A Loucura tem par!
Os acordes Hildur Guðnadóttir mantém-se como herança direta de uma sequela, que em modos não justificava a sua existência, mesmo que as solicitações salivavam que nem cães perante o sucesso do primeiro “Joker”, e assim pegamos nos feitos e nos efeitos desse Joaquin Phoenix vestido a rigor e com maquiagem circense. Alguns anos passaram desde o brutal e televisado assassínio de Murray Abraham (o apresentador de longa duração interpretado por Robert De Niro), Arthur Fleck encontra-se na prisão aguardando julgamento que poderá ditar, ora uma, a sua reabilitação num centro apropriado caso vir a ser provado das sua distorção mental, ou a cadeira elétrica cujo novo e promissor procurador público, Harvey Dent (Harry Lawtey), deseja com clareza.
Nessa demorada espera, Fleck revela-se constantemente num farrapo, numa sombra daquilo que era e que inspira ser, até que, uma misteriosa loira surge no seu caminho, também ela enclausurada, partilhando uma loucura transcendental para com este. Amor? Dirão alguns. O que acontece é que esta mesma mulher, Lee Quinzel (Lady Gaga), desperta esse Joker adormecido, ambos valsam pelo delírio coletivo, a destruição de um sistema e a construção de uma “montanha”. Um plano maior, que apenas Arthur “Joker” Fleck poderá concretizar.
O título, francês porventura, “Folie a Deux", invoca o síndrome de Lasègue-Falret, elaborado pelos psiquiatras franceses Charles Lasègue e Jules Falret (1816 - 1883 / 1824 – 1902), sobre essa loucura partilhada e sincronizada / transmitida entre duas figuras, e por essa sugestão somos confrontados no calor da dualidade, a de um romance propício e destrutivo até à ambígua esquizofrenia de Arthur Fleck, novamente com Phoenix emprestado ao sacrifício. Todd Phillips, agora virado “realizador à séria”, lançando as cartas scorseseanas na mesa, desliga-se das mimesis referenciais de “Taxi Driver” e de “The King of Comedy” que corria nos veias do anterior. É nos braços do musical que se contempla a sua maturidade, “New York New York”, outro Scorsese (e um bem esquecido … ou será ignorado?) à cabeça, e com o astrolábio apontado às estrelas da Hollywood clássica do género, devolve cruelmente ao musical o seu teor escapista.

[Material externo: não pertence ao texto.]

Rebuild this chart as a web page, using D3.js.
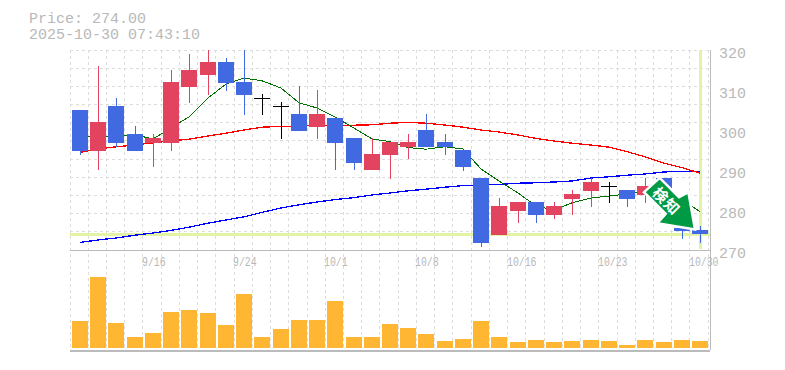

Aqui, o escape tem perversidade mental, situa-se como estado interior das personagens, fantasias projetadas em mentes clausuradas e devaneios com o seu quê de violência anestesiada. A trupe “Looney Tunes” também entra na equação, outro efeito igualmente escapista que são aqueles desenhos animados que renegam as leis da física e da lógica, com personagens maleáveis, inquebráveis e de ferro para contrariar a fragilidade e a mortalidade do ser vivente. É dessa forma que “Folie a Deux" abre com um prólogo animado, e é desses códigos que Joker, não Fleck, se manifesta.
E como havia feito no desconforto da prequela, Phillips solicita as ferramentas do universo super-herois para as capturar num “cinema adulto”. Novamente, é um caso de um Cavalo de Troia, personagens de comics enfiadas numa linguagem maturada, sóbria e de técnicas reconhecíveis aos novos clássicos com selo prestigioso. Mas o que mais desafia essa tendência super-heroica, é o seu anti-clímax alicerçado a uma sensação de consequência, a sua tremenda decepção interior em prometer montanhas e oferecer-nos somente colinas, subverter as nossas expectativas ou conformidades, e por sua vez, guiando no espelho na animação-referência, retirar a natureza indestrutível que o universo de super-herois assumiu quer na tela, quer no imaginário do novo espectador “de cine”. A morte é definitiva, cada ato carrega o seu peso.
Shyamalan havia feito algo idêntico em “Glass”, em estender a toalha para um terceiro ato frenético, parindo somente um contido e confinado conflito final, um autêntico anti-super-heroi. “Joker: Folie à Deux” é de igual registo, chega-nos como um cinema infiltrado, resultar em outra pária, talvez no prolongado das alegorias do populismo viscoso e desesperante - alimentado pelo sensacionalismo do espectáculo que os medias se converteram - na busca de agentes de caos que possam conduzir-nos a um “Novo Mundo”. Joker de Phoenix continua como esse 'messias' fabricável, mas no fundo é um miserável que procura a empatia do qual sempre lhe fora negado.